— start of Collected data —

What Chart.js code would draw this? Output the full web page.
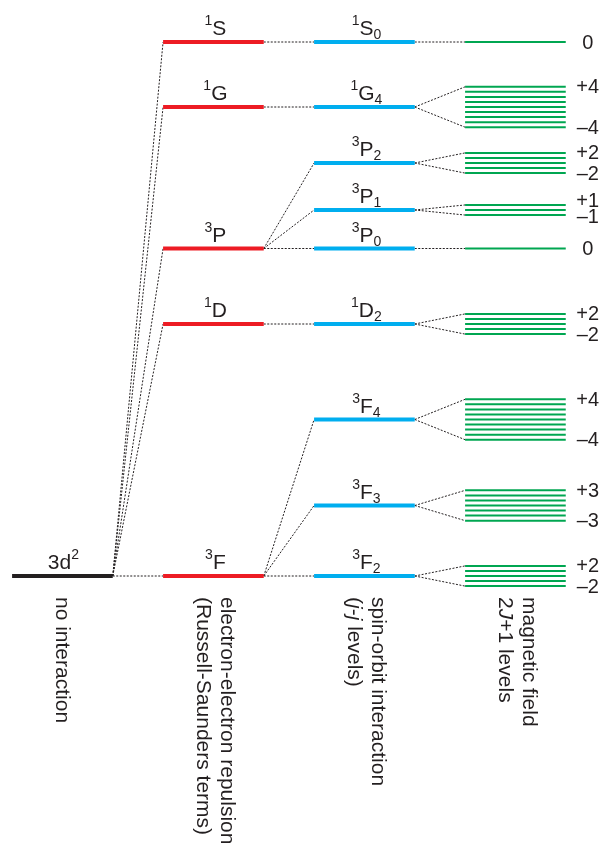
<!DOCTYPE html>
<html>
<head>
<meta charset="utf-8">
<script src="https://cdn.jsdelivr.net/npm/chart.js@4.4.1/dist/chart.umd.min.js"></script>
<style>
  html, body { margin: 0; padding: 0; background: #ffffff; }
  #wrap { width: 603px; height: 846px; position: relative; }
</style>
</head>
<body>
<div id="wrap"><canvas id="diagram"></canvas></div>
<script>
// ---- 3d² free-ion energy levels (arbitrary energy units) ----
const configMain = '3d';
const configSup = '2';
const configEnergy = 0;

// Russell-Saunders terms
const termLetters = ['S', 'G', 'P', 'D', 'F'];
const termMultiplicity = ['1', '1', '3', '1', '3'];
const termEnergy = [534, 469, 327.5, 252, 0];

// spin-orbit (J) levels
const levelTerm = [0, 1, 2, 2, 2, 3, 4, 4, 4];
const levelJ = [0, 4, 2, 1, 0, 2, 4, 3, 2];
const levelEnergy = [534, 469, 413, 366, 327.5, 252, 156.5, 70.5, 0];

// Zeeman shift per unit of M_J
const zeemanStep = 5.05;

// column captions
const captions = [
  [[{ t: 'no interaction' }]],
  [[{ t: 'electron-electron repulsion' }], [{ t: '(Russell-Saunders terms)' }]],
  [[{ t: 'spin-orbit interaction' }], [{ t: '(' }, { t: 'j', i: true }, { t: '-' }, { t: 'j', i: true }, { t: ' levels)' }]],
  [[{ t: 'magnetic field' }], [{ t: '2' }, { t: 'J', i: true }, { t: '+1 levels' }]]
];

// ---- layout / style ----
const COL_START = [0, 1.5, 3, 4.5];
const COL_WIDTH = 1;
const FONT = '"Liberation Sans", Arial, Helvetica, sans-serif';
const TEXT = '#231f20';
const C_CONFIG = '#231f20';
const C_TERM = '#ed1c24';
const C_LEVEL = '#00aeef';
const C_ZEEMAN = '#00a651';
const C_DOT = '#231f20';

const datasets = [];
function segment(x0, y0, x1, y1, color, width, dash, order) {
  datasets.push({
    data: [{ x: x0, y: y0 }, { x: x1, y: y1 }],
    showLine: true,
    borderColor: color,
    backgroundColor: color,
    borderWidth: width,
    borderDash: dash || [],
    borderCapStyle: 'butt',
    pointRadius: 0,
    pointHoverRadius: 0,
    fill: false,
    tension: 0,
    order: order
  });
}
const DOTS = [2, 1.5];

// configuration line
segment(COL_START[0], configEnergy, COL_START[0] + COL_WIDTH, configEnergy, C_CONFIG, 4, null, 0);

// terms + connectors from the configuration
termEnergy.forEach((e) => {
  segment(COL_START[1], e, COL_START[1] + COL_WIDTH, e, C_TERM, 4, null, 0);
  segment(COL_START[0] + COL_WIDTH, configEnergy, COL_START[1], e, C_DOT, 1, DOTS, 1);
});

// J levels + connectors from their parent terms, Zeeman sublevels + fans
levelEnergy.forEach((e, k) => {
  const parent = termEnergy[levelTerm[k]];
  segment(COL_START[2], e, COL_START[2] + COL_WIDTH, e, C_LEVEL, 4, null, 0);
  segment(COL_START[1] + COL_WIDTH, parent, COL_START[2], e, C_DOT, 1, DOTS, 1);
  const J = levelJ[k];
  for (let m = -J; m <= J; m++) {
    const em = e + m * zeemanStep;
    segment(COL_START[3], em, COL_START[3] + COL_WIDTH, em, C_ZEEMAN, 2, null, 0);
  }
  if (J === 0) {
    segment(COL_START[2] + COL_WIDTH, e, COL_START[3], e, C_DOT, 1, DOTS, 1);
  } else {
    segment(COL_START[2] + COL_WIDTH, e, COL_START[3], e + J * zeemanStep, C_DOT, 1, DOTS, 1);
    segment(COL_START[2] + COL_WIDTH, e, COL_START[3], e - J * zeemanStep, C_DOT, 1, DOTS, 1);
  }
});

// draws a run of differently sized / shifted text pieces
function drawRich(ctx, parts, x, y, align) {
  let total = 0;
  parts.forEach((p) => {
    ctx.font = (p.i ? 'italic ' : '') + p.size + 'px ' + FONT;
    p.w = ctx.measureText(p.t).width;
    total += p.w;
  });
  let cx = align === 'center' ? x - total / 2 : x;
  parts.forEach((p) => {
    ctx.font = (p.i ? 'italic ' : '') + p.size + 'px ' + FONT;
    ctx.fillText(p.t, cx, y + (p.dy || 0));
    cx += p.w;
  });
}

const labelPlugin = {
  id: 'levelLabels',
  afterDatasetsDraw(chart) {
    const ctx = chart.ctx;
    const xs = chart.scales.x;
    const ys = chart.scales.y;
    const colCenter = (i) => xs.getPixelForValue(COL_START[i] + COL_WIDTH / 2);
    ctx.save();
    ctx.fillStyle = TEXT;
    ctx.textAlign = 'left';
    ctx.textBaseline = 'alphabetic';

    // configuration label
    drawRich(ctx, [
      { t: configMain, size: 21 },
      { t: configSup, size: 14, dy: -10 }
    ], colCenter(0) + 1, ys.getPixelForValue(configEnergy) - 7, 'center');

    // term labels
    termLetters.forEach((L, k) => {
      drawRich(ctx, [
        { t: termMultiplicity[k], size: 14, dy: -10 },
        { t: L, size: 21 }
      ], colCenter(1) + 2, ys.getPixelForValue(termEnergy[k]) - 7, 'center');
    });

    // J level labels
    levelEnergy.forEach((e, k) => {
      const t = levelTerm[k];
      drawRich(ctx, [
        { t: termMultiplicity[t], size: 14, dy: -10 },
        { t: termLetters[t], size: 21 },
        { t: String(levelJ[k]), size: 14, dy: 4 }
      ], colCenter(2) + 2, ys.getPixelForValue(e) - 7, 'center');
    });

    // M_J range labels
    ctx.textAlign = 'center';
    ctx.textBaseline = 'middle';
    ctx.font = '20px ' + FONT;
    const mx = xs.getPixelForValue(COL_START[3] + COL_WIDTH) + 22;
    levelEnergy.forEach((e, k) => {
      const J = levelJ[k];
      const yc = ys.getPixelForValue(e);
      if (J === 0) {
        ctx.fillText('0', mx, yc + 1);
      } else {
        const spread = ys.getPixelForValue(e - J * zeemanStep) - yc;
        const half = Math.max(spread, 8);
        const lift = spread < 8 ? 2 : 0;
        ctx.fillText('+' + J, mx, yc - half + 1 - lift);
        ctx.fillText('\u2013' + J, mx, yc + half + 1 - lift);
      }
    });

    // rotated column captions
    ctx.textAlign = 'left';
    ctx.textBaseline = 'middle';
    captions.forEach((lines, i) => {
      const offsets = lines.length === 1 ? [-1] : [13, -11];
      lines.forEach((parts, li) => {
        ctx.save();
        ctx.translate(colCenter(i) + offsets[li], 597);
        ctx.rotate(Math.PI / 2);
        drawRich(ctx, parts.map((p) => Object.assign({ size: 21 }, p)), 0, 0, 'left');
        ctx.restore();
      });
    });

    ctx.restore();
  }
};

new Chart(document.getElementById('diagram'), {
  type: 'scatter',
  data: { datasets: datasets },
  options: {
    responsive: true,
    maintainAspectRatio: false,
    animation: false,
    devicePixelRatio: 1,
    layout: { padding: 0 },
    events: [],
    plugins: {
      legend: { display: false },
      tooltip: { enabled: false }
    },
    scales: {
      x: { type: 'linear', min: -0.12, max: 5.87, display: false },
      y: { type: 'linear', min: -270, max: 576, display: false }
    }
  },
  plugins: [labelPlugin]
});
</script>
</body>
</html>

— end of Collected data —

Stated exercise: Set the lines above down again, word for word, from the first through the one containing "const C_DOT = '#231f20';"; pictures excluded.

Exercise response:
What Chart.js code would draw this? Output the full web page.
<!DOCTYPE html>
<html>
<head>
<meta charset="utf-8">
<script src="https://cdn.jsdelivr.net/npm/chart.js@4.4.1/dist/chart.umd.min.js"></script>
<style>
  html, body { margin: 0; padding: 0; background: #ffffff; }
  #wrap { width: 603px; height: 846px; position: relative; }
</style>
</head>
<body>
<div id="wrap"><canvas id="diagram"></canvas></div>
<script>
// ---- 3d² free-ion energy levels (arbitrary energy units) ----
const configMain = '3d';
const configSup = '2';
const configEnergy = 0;

// Russell-Saunders terms
const termLetters = ['S', 'G', 'P', 'D', 'F'];
const termMultiplicity = ['1', '1', '3', '1', '3'];
const termEnergy = [534, 469, 327.5, 252, 0];

// spin-orbit (J) levels
const levelTerm = [0, 1, 2, 2, 2, 3, 4, 4, 4];
const levelJ = [0, 4, 2, 1, 0, 2, 4, 3, 2];
const levelEnergy = [534, 469, 413, 366, 327.5, 252, 156.5, 70.5, 0];

// Zeeman shift per unit of M_J
const zeemanStep = 5.05;

// column captions
const captions = [
  [[{ t: 'no interaction' }]],
  [[{ t: 'electron-electron repulsion' }], [{ t: '(Russell-Saunders terms)' }]],
  [[{ t: 'spin-orbit interaction' }], [{ t: '(' }, { t: 'j', i: true }, { t: '-' }, { t: 'j', i: true }, { t: ' levels)' }]],
  [[{ t: 'magnetic field' }], [{ t: '2' }, { t: 'J', i: true }, { t: '+1 levels' }]]
];

// ---- layout / style ----
const COL_START = [0, 1.5, 3, 4.5];
const COL_WIDTH = 1;
const FONT = '"Liberation Sans", Arial, Helvetica, sans-serif';
const TEXT = '#231f20';
const C_CONFIG = '#231f20';
const C_TERM = '#ed1c24';
const C_LEVEL = '#00aeef';
const C_ZEEMAN = '#00a651';
const C_DOT = '#231f20';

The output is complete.